EXERCISE GOAL: Show every line containing "chart" by copying it.

SOURCE MATERIAL:

- - -

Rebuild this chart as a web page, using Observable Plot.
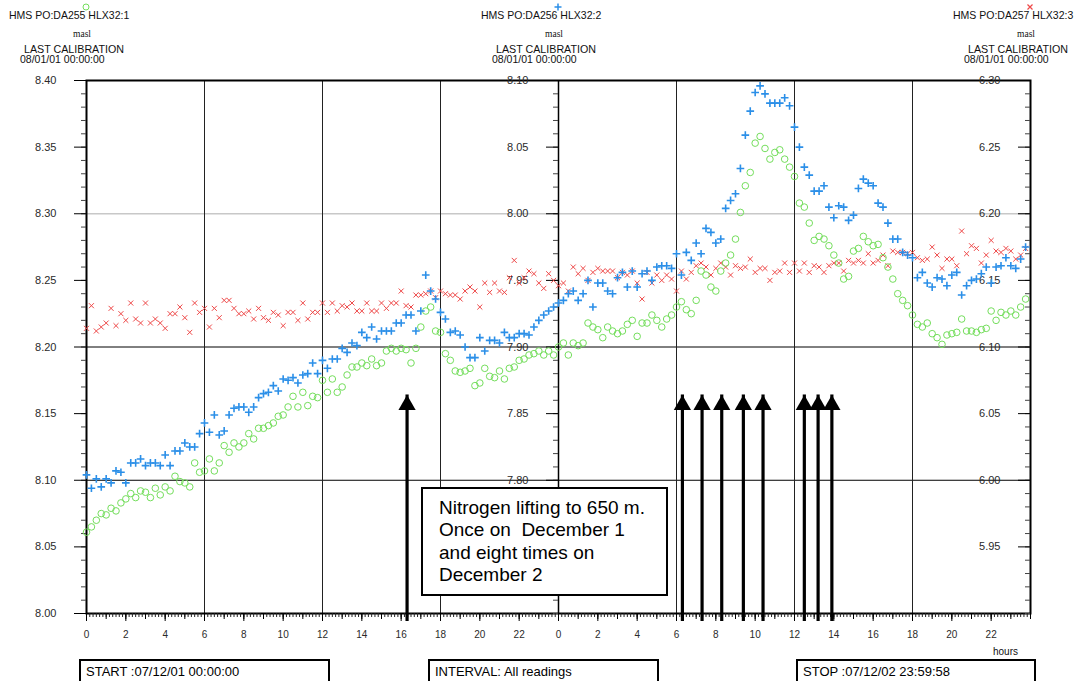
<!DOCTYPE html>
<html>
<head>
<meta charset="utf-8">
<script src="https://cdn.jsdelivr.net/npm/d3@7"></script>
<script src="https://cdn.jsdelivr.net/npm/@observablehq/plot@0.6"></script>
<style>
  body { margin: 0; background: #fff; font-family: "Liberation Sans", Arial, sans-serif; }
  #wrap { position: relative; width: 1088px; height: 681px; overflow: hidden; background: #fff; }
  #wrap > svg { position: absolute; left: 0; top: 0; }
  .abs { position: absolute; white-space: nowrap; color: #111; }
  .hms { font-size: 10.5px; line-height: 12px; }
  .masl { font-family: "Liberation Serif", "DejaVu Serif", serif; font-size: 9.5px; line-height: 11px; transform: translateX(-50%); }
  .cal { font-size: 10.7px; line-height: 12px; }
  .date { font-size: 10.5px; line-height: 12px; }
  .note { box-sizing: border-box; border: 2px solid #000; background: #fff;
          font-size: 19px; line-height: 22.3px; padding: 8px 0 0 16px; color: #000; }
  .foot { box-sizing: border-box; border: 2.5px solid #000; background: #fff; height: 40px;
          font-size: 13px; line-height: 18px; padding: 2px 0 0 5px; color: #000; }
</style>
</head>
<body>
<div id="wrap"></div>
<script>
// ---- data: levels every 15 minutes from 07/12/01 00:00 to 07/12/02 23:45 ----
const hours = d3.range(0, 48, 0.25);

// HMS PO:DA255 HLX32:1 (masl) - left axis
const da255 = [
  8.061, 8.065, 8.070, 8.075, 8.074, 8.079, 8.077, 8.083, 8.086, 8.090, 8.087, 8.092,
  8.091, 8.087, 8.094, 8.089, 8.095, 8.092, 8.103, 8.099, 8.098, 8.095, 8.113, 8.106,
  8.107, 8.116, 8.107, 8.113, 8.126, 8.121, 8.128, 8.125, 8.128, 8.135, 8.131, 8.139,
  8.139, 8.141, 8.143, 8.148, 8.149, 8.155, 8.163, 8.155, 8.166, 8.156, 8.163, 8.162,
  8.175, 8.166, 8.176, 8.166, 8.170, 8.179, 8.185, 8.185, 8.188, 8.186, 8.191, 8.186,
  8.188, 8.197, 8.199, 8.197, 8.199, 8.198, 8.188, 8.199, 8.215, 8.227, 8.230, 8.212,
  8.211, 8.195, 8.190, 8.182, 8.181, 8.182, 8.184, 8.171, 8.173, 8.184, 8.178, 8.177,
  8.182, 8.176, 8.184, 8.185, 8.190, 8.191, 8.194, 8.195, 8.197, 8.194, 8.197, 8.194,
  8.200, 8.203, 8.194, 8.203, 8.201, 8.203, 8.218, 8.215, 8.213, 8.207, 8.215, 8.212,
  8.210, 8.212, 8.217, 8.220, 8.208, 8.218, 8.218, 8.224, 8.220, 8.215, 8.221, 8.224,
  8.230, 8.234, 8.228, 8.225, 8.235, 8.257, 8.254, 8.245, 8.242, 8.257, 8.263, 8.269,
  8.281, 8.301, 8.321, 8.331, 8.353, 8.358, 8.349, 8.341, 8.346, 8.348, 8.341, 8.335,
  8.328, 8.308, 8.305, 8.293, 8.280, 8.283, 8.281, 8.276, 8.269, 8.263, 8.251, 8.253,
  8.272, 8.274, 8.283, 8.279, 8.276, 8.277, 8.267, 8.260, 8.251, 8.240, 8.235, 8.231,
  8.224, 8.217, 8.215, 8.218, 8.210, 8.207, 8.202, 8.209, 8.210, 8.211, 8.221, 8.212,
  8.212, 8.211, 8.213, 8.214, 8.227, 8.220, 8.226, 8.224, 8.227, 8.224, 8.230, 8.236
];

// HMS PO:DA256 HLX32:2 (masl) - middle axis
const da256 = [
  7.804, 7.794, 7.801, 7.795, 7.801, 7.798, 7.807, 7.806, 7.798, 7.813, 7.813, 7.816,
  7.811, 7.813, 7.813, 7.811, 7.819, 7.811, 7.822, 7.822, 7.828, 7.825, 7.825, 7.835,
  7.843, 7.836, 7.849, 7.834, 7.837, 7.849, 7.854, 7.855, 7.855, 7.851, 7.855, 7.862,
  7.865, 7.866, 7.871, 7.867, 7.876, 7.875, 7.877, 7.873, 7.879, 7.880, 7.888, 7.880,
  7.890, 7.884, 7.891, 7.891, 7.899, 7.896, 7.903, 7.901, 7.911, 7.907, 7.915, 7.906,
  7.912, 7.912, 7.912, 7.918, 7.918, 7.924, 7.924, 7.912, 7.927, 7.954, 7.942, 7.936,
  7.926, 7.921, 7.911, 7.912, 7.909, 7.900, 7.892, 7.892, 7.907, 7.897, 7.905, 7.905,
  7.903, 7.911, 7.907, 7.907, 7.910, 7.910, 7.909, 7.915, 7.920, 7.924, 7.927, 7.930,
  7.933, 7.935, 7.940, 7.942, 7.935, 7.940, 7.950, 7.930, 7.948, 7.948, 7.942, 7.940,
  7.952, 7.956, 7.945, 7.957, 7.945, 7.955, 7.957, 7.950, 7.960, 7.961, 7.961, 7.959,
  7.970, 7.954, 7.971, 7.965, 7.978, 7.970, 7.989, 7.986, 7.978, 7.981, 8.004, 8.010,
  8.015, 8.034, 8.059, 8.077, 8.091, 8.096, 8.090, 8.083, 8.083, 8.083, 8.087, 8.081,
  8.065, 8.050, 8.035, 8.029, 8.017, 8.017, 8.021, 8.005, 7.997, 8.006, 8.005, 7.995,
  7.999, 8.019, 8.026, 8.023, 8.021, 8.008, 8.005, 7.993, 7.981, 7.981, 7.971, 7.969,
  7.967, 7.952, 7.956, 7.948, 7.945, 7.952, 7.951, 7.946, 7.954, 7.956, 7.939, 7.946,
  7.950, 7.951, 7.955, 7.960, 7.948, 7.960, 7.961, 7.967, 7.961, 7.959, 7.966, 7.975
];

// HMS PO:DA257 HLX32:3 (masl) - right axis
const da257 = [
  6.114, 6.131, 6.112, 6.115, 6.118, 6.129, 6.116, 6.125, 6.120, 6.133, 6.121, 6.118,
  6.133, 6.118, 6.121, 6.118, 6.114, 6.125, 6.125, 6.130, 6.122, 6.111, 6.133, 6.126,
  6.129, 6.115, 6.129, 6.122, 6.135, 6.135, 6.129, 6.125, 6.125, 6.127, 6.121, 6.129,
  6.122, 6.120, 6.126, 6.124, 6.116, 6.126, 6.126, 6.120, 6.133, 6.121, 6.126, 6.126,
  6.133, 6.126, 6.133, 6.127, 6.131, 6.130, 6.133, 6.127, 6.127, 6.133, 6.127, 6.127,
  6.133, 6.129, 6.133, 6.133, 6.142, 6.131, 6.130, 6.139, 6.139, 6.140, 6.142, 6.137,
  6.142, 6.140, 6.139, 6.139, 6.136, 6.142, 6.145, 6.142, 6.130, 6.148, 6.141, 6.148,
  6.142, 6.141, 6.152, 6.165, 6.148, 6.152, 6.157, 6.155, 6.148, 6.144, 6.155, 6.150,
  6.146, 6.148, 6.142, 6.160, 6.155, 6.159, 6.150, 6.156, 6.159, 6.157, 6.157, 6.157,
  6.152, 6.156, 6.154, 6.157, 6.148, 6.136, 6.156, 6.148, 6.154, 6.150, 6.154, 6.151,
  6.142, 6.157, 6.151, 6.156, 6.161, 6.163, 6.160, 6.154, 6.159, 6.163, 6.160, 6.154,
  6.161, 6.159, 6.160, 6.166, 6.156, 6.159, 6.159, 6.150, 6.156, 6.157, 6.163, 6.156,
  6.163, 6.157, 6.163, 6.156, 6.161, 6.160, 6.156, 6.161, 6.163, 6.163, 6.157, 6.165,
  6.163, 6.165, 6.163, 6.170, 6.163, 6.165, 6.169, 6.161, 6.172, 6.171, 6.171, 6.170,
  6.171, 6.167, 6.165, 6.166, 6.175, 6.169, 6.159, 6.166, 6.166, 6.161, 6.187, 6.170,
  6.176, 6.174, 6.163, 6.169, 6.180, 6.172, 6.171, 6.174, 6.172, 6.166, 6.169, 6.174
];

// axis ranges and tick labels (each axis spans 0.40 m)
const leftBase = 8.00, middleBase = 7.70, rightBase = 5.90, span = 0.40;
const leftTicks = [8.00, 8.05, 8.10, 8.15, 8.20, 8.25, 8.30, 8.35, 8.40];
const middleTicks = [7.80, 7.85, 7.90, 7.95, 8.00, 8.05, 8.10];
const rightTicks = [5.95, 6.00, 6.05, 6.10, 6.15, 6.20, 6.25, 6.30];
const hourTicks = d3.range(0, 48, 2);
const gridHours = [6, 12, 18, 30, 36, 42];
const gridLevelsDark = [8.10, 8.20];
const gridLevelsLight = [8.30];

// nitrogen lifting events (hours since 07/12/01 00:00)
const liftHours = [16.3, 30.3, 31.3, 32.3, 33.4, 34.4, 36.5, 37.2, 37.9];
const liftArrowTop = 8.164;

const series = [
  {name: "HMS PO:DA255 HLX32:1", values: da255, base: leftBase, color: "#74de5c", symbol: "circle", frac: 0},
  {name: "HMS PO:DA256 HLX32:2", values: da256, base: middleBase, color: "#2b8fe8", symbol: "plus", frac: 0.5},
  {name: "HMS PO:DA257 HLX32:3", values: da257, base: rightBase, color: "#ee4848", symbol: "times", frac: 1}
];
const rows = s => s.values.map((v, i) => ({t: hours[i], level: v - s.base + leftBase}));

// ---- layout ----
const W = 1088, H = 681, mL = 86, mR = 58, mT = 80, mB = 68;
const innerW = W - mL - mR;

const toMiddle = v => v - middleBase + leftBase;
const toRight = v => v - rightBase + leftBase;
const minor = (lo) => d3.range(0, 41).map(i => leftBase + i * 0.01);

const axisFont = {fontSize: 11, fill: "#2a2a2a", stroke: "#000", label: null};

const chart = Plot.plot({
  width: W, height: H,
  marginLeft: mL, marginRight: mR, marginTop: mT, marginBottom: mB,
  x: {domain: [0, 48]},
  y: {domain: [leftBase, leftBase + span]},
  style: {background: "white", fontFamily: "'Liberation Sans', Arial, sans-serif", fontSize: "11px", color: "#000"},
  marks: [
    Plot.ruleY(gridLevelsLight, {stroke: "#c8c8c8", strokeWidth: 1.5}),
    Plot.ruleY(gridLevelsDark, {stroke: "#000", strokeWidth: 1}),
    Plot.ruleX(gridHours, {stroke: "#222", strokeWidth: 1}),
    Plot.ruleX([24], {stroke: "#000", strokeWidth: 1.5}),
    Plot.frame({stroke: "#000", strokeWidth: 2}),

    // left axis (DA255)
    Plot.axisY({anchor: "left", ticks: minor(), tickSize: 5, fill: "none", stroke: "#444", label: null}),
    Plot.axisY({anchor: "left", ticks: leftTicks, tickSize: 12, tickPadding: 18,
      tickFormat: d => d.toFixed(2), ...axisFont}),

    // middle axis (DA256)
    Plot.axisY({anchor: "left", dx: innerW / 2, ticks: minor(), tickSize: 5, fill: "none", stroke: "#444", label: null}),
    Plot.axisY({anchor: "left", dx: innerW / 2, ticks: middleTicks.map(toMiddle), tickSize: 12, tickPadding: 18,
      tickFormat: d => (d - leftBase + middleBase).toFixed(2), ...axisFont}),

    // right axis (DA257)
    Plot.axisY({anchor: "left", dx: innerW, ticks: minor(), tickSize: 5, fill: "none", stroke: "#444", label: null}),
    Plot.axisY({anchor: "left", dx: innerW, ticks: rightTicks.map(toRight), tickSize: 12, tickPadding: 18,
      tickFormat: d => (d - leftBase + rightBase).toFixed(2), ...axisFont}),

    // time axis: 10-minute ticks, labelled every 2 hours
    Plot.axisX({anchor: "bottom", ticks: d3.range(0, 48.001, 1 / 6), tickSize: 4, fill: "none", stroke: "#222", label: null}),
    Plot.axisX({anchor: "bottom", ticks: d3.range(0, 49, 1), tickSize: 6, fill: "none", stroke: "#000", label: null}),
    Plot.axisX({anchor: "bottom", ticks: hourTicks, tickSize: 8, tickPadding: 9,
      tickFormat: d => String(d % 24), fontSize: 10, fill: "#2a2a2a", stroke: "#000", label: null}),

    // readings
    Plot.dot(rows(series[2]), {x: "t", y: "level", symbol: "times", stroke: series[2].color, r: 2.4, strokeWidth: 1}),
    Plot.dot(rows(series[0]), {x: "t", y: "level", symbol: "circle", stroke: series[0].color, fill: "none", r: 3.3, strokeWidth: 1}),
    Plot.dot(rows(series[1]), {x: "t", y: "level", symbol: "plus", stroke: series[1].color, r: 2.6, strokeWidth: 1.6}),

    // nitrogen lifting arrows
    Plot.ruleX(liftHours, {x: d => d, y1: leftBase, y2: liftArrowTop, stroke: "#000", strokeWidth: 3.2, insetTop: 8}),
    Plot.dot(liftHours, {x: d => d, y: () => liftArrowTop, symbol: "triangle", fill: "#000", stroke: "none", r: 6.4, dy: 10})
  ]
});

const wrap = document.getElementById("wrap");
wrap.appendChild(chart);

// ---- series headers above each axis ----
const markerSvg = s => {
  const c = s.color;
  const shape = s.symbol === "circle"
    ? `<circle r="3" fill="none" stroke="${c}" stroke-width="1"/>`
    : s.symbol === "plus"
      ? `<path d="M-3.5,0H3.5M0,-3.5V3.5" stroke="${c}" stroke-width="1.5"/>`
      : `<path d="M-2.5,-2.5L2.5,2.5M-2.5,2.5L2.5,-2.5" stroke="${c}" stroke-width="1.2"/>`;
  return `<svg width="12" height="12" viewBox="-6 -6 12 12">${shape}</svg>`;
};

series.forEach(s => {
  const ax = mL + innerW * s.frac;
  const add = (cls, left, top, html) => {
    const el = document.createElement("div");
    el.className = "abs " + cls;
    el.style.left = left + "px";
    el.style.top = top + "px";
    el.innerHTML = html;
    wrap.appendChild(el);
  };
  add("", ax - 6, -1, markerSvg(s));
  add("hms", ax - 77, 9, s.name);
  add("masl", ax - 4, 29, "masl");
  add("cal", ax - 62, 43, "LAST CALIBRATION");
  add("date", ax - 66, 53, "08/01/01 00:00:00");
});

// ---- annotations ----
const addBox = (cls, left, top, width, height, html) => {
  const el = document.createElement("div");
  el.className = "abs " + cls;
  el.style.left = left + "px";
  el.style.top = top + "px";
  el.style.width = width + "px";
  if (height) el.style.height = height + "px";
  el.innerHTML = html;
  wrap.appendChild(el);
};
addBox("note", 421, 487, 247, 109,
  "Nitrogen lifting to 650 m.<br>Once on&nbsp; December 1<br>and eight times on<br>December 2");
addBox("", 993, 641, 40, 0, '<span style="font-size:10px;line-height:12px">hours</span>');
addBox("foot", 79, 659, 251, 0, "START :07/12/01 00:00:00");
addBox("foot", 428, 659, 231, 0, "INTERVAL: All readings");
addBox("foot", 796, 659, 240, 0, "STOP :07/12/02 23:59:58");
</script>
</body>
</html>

- - -

SOLUTION TO THIS TASK:
Rebuild this chart as a web page, using Observable Plot.
const chart = Plot.plot({
wrap.appendChild(chart);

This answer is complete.